Training “Solar Mamas” to power off-grid communities: the Barefoot College Solar Program

How rural women with no formal education became solar engineers and brought clean energy to over 1,300 villages

Sector

Energy

Region

Asia

Affected Stakeholder

Women Communities Indigenous Peoples

Problem

In many remote regions across India, Africa, and Latin America, communities remain off-grid, relying on polluting and costly energy sources such as kerosene lamps and diesel generators to meet basic energy needs like cooking or reading at night. These sources pose health risks, limit educational opportunities, and contribute to carbon emissions. At the same time, older women—especially those who are illiterate or semi-literate—are often excluded from economic participation and decision-making, despite being key community anchors. The intersection of energy poverty and gender exclusion perpetuates cycles of inequality and environmental harm.

Response

The Barefoot College Solar Program addresses these twin challenges by training older, often illiterate or semi-literate women from marginalised rural communities to become solar engineers, nicknamed “Solar Mamas.” Through a hands-on six-month training model at the Barefoot campus in India, funded by institutional partners such as the Government of India and international development agencies, these women learn to install, maintain, and repair solar microgrids that electrify their villages. The initiative prioritises women who are traditionally excluded from formal education and employment, such as widows or small-scale farmers, offering them a path to dignified livelihoods.

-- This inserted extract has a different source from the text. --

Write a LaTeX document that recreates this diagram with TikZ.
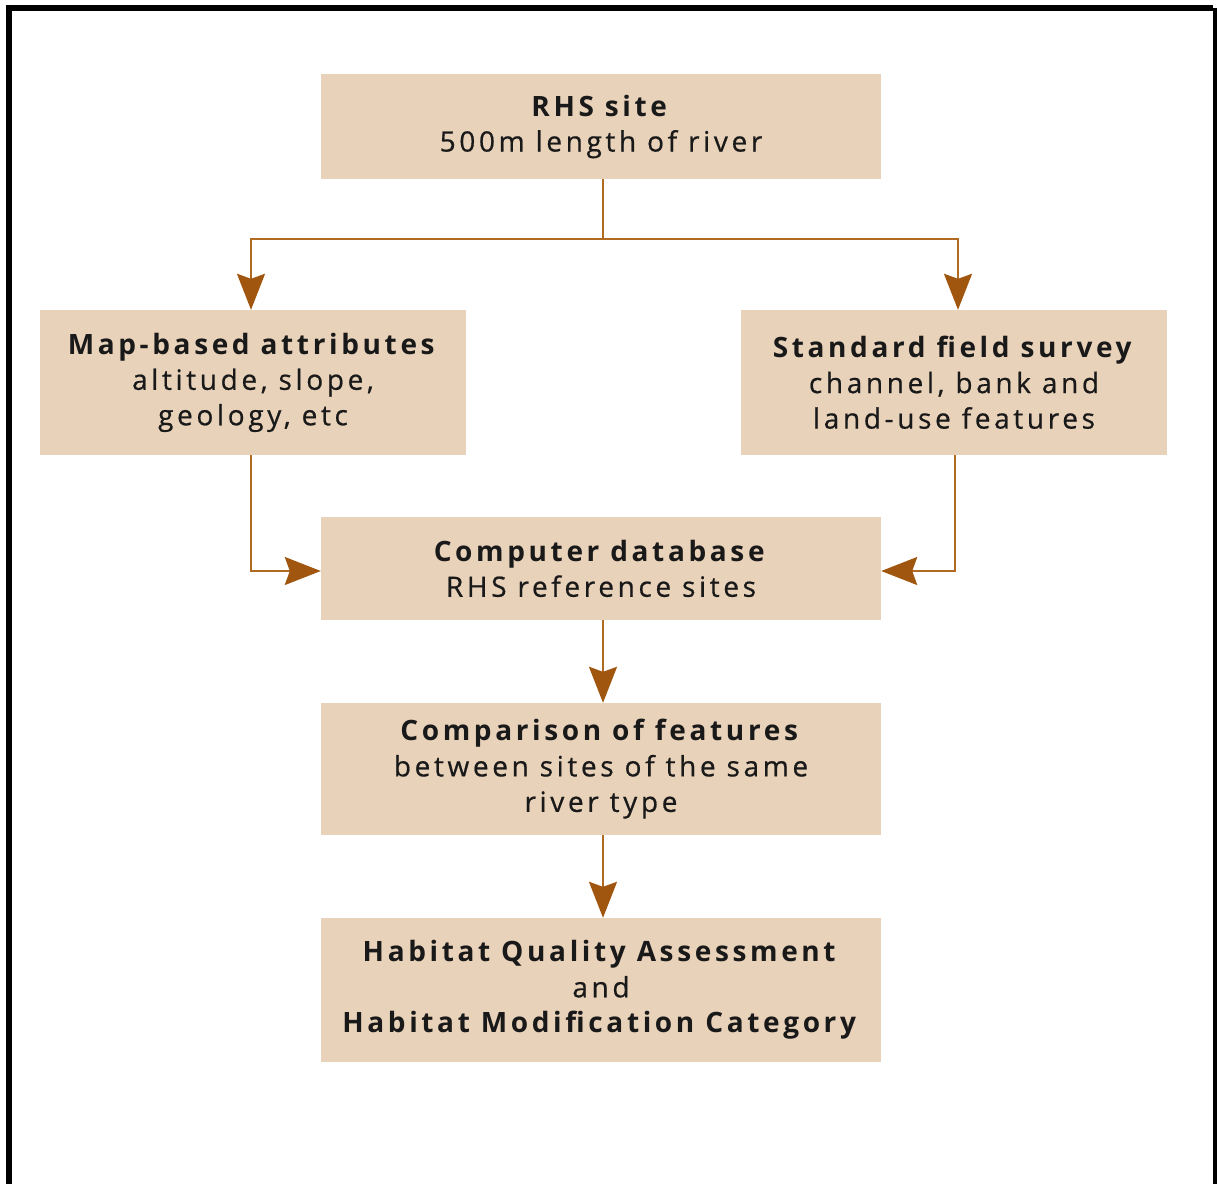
\documentclass[tikz,border=0pt]{standalone}
\usepackage{fontspec}
\setmainfont{Open Sans}[LetterSpace=13, UprightFeatures={FakeBold=0.6}]
\usetikzlibrary{arrows.meta}
\definecolor{boxfill}{HTML}{E9D2BA}
\definecolor{linec}{HTML}{B06A22}
\definecolor{tipc}{HTML}{A0560E}
\tikzset{
  box/.style={fill=boxfill, draw=none, align=center, inner sep=0pt,
    font=\fontsize{28}{35.5}\selectfont, text=black!90},
  conn/.style={draw=linec, line width=2pt,
    -{Stealth[length=36pt,width=28pt,inset=5pt,color=tipc]}},
  plain/.style={draw=linec, line width=2pt}
}
\begin{document}
\begin{tikzpicture}[x=1pt,y=-1pt]
\useasboundingbox (0,0) rectangle (1217,1184);
\draw[line width=6pt, line cap=butt, line join=miter] (9,1184) -- (9,8) -- (1213,8);
\draw[line width=4pt] (1215,8) -- (1215,1184);
% boxes
\node[box, minimum width=560pt, minimum height=105pt] (rhs) at (601,126.5)
  {\textbf{RHS site}\\500m length of river};
\node[box, minimum width=426pt, minimum height=145pt] (map) at (253,382.5)
  {\textbf{Map-based attributes}\\altitude, slope,\\geology, etc};
\node[box, minimum width=426pt, minimum height=145pt] (field) at (954,382.5)
  {\textbf{Standard field survey}\\channel, bank and\\land-use features};
\node[box, minimum width=560pt, minimum height=103pt] (db) at (601,568.5)
  {\textbf{Computer database}\\RHS reference sites};
\node[box, minimum width=560pt, minimum height=132pt] (cmp) at (601,769)
  {\textbf{Comparison of features}\\between sites of the same\\river type};
\node[box, minimum width=560pt, minimum height=144pt] (hqa) at (601,990)
  {\textbf{Habitat Quality Assessment}\\and\\\textbf{Habitat Modification Category}};
% connectors
\coordinate (split) at (603,239);
\draw[plain] (rhs.south -| split) -- (split);
\draw[conn] (split) -| (map.north -| 251,0);
\draw[conn] (split) -| (field.north -| 958,0);
\draw[conn] (map.south -| 251,0) |- (db.west |- 0,571);
\draw[conn] (field.south -| 955,0) |- (db.east |- 0,571);
\draw[conn] (db.south -| 603,0) -- (cmp.north -| 603,0);
\draw[conn] (cmp.south -| 603,0) -- (hqa.north -| 603,0);
\end{tikzpicture}
\end{document}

Each participating village forms a Village Energy and Environment Committee (VEEC) before deployment. This local body selects trainees and manages a financial plan where households contribute a fixed monthly fee, comparable to previous kerosene costs, to cover solar system maintenance, engineer salaries, and replacement parts. In this way, households invest in a community-owned and managed service, ensuring sustainability and dignity without dependency.

Since 1997, the program has trained over 1,700 women from 96 countries and electrified more than 1,300 villages, saving 45 million litres of kerosene annually, reducing emissions and improving quality of life, while enabling women to earn steady incomes as community energy leaders. The Barefoot model demonstrates how community-led, gender-inclusive renewable energy programs can contribute to climate mitigation, energy access, and social equity in rural settings.